First, we need to create k folds. This example creates 10 folds by dividing the randomly sampled index into 10 approximately equal “cuts”. Consequently, folds in this example is simply a vector that is equal length to our training observations; stating that observation 1 is assigned to the 10th fold, observation 2 is assigned to the 3rd fold, observation 3 is assigned to the 1st fold, etc.

# number of folds
k <- 10

# randomize data before making folds
set.seed(123)
indices <- sample(1:nrow(x_train))

# divide the ordered indices into k intervals, labeled 1:k.
folds <- cut(indices, breaks = k, labels = FALSE)
str(folds)
 int [1:2051] 3 1 9 6 7 7 7 6 7 4 ...

If we look at all the folds, we’ll see that we have nearly equal number of observations across all folds:

table(folds)
folds
  1   2   3   4   5   6   7   8   9  10 
206 205 205 205 205 205 205 205 205 205

Now we can apply a for loop to iterate through the training data and perform k-fold cross validation. This works by:

  1. Assigning fold i to the validation set and the remaining folds to the training set,
  2. Training our model using validation_data to supply our validation set,
  3. Save our results for that iteration,
  4. Repeat for all 10 folds.

As this code executes, the minimum validation loss score will be printing out for each fold and you will see the variability across the folds.

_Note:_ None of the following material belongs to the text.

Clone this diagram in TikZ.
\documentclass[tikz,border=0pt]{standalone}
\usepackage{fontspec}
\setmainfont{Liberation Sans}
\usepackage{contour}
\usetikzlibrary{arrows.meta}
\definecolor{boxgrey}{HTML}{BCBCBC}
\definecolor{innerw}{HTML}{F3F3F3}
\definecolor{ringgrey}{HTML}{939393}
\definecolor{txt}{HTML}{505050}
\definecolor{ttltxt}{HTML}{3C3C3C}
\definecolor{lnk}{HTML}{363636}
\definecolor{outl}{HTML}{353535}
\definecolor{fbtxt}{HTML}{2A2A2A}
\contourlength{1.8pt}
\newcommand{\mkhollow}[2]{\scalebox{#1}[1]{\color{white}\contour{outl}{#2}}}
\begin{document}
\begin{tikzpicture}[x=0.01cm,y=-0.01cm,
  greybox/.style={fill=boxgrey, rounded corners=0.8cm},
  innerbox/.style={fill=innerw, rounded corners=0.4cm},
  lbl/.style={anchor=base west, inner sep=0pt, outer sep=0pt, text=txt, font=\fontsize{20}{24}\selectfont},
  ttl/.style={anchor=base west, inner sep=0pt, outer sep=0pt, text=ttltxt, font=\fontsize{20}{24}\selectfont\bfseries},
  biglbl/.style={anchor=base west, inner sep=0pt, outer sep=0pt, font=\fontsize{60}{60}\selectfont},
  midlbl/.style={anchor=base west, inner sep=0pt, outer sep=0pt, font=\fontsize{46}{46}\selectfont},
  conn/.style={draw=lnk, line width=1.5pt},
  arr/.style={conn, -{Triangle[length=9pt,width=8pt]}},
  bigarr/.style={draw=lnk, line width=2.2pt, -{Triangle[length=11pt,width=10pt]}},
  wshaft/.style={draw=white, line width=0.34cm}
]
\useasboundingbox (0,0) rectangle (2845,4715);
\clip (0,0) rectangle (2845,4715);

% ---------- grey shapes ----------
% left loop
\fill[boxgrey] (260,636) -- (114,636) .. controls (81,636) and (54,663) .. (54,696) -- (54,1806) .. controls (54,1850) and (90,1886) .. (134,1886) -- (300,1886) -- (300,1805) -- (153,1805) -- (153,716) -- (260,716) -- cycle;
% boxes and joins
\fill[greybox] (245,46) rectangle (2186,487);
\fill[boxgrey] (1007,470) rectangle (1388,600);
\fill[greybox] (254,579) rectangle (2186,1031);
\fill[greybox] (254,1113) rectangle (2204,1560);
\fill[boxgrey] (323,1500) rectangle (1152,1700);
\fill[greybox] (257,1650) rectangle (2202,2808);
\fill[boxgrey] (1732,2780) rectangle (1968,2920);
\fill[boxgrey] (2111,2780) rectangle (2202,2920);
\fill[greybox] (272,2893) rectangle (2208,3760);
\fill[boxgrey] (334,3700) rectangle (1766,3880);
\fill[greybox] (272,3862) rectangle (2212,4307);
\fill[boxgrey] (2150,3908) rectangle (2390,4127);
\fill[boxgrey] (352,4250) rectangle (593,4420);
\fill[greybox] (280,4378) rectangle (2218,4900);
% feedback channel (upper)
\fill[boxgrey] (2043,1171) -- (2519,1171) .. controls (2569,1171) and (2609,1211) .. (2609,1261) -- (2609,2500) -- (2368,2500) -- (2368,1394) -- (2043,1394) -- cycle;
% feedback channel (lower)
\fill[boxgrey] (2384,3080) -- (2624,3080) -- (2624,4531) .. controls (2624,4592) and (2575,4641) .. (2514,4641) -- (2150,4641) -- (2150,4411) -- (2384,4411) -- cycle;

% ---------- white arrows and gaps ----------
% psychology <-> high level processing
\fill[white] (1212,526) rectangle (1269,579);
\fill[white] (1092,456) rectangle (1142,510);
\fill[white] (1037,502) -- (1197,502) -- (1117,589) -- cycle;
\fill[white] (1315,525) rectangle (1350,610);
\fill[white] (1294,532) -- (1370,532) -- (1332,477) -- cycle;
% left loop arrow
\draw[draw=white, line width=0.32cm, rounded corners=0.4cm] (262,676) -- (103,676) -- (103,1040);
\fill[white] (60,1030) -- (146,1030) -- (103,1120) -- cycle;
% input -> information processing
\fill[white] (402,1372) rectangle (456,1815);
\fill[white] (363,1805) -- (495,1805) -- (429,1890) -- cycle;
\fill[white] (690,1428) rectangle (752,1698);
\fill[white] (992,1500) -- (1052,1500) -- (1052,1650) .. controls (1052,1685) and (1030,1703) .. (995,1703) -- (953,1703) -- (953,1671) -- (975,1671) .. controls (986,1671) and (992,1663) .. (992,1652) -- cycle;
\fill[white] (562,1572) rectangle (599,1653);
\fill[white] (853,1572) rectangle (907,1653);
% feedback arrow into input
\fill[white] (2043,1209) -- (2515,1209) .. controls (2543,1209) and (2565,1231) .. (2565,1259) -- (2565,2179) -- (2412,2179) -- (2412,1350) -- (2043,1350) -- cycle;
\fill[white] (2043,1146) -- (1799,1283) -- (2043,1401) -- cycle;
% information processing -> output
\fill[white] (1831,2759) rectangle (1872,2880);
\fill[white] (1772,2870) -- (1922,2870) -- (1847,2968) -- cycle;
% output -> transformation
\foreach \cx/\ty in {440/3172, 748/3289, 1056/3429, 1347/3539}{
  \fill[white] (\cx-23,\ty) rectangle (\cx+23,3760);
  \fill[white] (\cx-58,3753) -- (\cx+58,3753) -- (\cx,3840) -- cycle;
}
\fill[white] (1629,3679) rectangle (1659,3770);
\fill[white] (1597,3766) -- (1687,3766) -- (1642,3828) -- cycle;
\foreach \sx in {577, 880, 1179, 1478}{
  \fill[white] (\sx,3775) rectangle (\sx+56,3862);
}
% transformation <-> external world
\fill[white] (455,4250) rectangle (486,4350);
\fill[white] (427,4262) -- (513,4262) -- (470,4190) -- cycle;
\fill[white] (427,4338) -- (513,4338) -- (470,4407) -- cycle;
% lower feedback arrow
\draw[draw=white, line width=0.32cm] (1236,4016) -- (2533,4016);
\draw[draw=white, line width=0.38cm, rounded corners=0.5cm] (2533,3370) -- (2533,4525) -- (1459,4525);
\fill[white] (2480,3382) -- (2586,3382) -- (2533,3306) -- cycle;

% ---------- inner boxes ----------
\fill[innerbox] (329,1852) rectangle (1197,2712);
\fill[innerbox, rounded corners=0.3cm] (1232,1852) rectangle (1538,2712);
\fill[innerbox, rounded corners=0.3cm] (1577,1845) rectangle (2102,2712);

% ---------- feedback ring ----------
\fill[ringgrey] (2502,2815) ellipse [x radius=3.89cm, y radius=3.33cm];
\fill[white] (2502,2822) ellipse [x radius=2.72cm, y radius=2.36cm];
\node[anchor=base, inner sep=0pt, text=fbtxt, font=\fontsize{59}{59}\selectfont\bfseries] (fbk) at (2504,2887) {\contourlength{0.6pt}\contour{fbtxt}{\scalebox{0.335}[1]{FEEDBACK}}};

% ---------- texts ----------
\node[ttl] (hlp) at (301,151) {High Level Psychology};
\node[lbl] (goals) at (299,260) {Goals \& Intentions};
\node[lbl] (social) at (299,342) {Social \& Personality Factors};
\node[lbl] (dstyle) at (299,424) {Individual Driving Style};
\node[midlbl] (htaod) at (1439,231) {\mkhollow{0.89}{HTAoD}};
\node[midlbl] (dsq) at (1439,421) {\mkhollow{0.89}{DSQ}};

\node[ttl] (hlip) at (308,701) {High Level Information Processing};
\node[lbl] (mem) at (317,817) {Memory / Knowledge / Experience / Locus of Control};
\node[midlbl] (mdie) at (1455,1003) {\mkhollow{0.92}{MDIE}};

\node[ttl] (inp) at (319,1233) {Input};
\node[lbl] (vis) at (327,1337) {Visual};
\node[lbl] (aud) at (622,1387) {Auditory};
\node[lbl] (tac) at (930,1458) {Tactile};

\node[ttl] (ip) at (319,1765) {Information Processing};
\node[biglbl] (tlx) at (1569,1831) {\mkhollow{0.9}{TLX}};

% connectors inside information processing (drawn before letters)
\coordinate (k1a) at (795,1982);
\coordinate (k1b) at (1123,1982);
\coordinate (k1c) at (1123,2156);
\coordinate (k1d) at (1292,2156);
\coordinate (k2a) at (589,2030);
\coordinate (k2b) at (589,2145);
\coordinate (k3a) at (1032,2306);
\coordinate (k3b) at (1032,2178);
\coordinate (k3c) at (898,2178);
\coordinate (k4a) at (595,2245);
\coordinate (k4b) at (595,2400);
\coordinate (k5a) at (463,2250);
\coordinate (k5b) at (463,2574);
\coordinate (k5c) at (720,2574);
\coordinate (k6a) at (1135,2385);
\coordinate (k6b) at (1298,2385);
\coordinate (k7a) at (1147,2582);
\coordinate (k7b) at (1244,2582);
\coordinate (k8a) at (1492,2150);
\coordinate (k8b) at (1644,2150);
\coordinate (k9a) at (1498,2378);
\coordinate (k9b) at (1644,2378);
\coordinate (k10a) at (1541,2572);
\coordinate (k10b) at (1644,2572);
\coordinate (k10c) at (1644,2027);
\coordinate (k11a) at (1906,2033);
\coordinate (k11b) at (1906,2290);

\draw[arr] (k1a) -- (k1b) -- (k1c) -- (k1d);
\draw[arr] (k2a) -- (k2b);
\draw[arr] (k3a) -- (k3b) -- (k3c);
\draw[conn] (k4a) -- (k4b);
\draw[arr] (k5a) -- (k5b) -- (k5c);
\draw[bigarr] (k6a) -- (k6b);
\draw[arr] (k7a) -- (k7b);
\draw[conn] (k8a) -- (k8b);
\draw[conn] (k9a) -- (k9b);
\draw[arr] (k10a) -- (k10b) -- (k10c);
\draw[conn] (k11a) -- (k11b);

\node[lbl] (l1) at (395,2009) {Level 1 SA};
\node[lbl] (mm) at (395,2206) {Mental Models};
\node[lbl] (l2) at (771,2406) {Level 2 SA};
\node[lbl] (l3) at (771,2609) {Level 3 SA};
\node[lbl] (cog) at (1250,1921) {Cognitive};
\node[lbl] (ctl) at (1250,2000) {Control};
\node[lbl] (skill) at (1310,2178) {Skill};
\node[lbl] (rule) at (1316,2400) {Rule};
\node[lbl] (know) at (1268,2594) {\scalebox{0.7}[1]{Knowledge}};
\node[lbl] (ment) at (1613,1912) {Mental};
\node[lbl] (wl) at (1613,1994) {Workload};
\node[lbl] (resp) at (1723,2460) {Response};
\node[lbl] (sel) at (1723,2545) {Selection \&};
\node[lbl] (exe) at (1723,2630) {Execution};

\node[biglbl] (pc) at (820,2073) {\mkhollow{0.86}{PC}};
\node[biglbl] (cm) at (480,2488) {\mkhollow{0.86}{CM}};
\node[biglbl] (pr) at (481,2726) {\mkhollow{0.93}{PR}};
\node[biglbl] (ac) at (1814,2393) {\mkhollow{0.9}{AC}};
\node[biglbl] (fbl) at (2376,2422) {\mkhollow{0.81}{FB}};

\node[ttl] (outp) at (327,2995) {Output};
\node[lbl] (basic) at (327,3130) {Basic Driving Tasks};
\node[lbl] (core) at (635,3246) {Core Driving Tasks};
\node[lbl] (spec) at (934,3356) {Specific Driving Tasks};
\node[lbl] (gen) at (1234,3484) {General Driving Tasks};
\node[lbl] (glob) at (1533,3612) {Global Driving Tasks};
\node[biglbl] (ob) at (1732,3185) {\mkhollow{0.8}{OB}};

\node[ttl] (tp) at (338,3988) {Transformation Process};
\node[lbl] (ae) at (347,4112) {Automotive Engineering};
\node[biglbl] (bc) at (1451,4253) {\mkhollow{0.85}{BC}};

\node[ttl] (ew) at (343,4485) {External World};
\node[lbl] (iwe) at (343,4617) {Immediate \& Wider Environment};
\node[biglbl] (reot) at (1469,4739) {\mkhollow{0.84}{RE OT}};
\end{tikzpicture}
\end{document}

# create a data frame to store results
results <- data.frame()

for (i in seq_len(k)) {
  cat("processing fold", paste0(i, ": "))
  
  # Prepare the training and validation data for each fold
  val_indices <- which(folds == i, arr.ind = TRUE) 
  
  # validation set: the ith partition
  x_val <- x_train[val_indices,]
  y_val <- y_train[val_indices]
  
  # Training set: all other partitions
  x_train_sub <- x_train[-val_indices,]
  y_train_sub <- y_train[-val_indices]
  
  # Create our model blueprint
  network <- keras_model_sequential() %>% 
    layer_dense(units = 1024, activation = "relu", input_shape = ncol(x_train)) %>% 
    layer_dense(units = 512, activation = "relu") %>%
    layer_dense(units = 1) %>%
    compile(
      optimizer = optimizer_rmsprop(lr = 0.01),
      loss = "msle",
      metrics = c("mae")
    )

  # Train our model with and supply train / validation data
  history <- network %>% fit(
    x_train_sub,                          
    y_train_sub,                           
    epochs = 50,
    batch_size = 32,
    validation_data = list(x_val, y_val),
    verbose = FALSE,
    callbacks = callback_reduce_lr_on_plateau(factor = 0.2, patience = 5)
    )
   
  # Extract the performance data            
  model_performance <- as.data.frame(history) %>% mutate(fold = i)
  results <- rbind(results, model_performance)
  
  # append loop message with min loss for ith fold
  min_loss <- round(min(history$metrics$val_loss), 4)
  cat(min_loss, "\n", append = TRUE)
} 
processing fold 1: 0.0372 
processing fold 2: 0.025 
processing fold 3: 0.0158 
processing fold 4: 0.0136 
processing fold 5: 0.027 
processing fold 6: 0.0162 
processing fold 7: 0.0159 
processing fold 8: 0.0132 
processing fold 9: 0.0136 
processing fold 10: 0.0155

We can plot the results; however, the difference between each folds validation loss score is not obvious.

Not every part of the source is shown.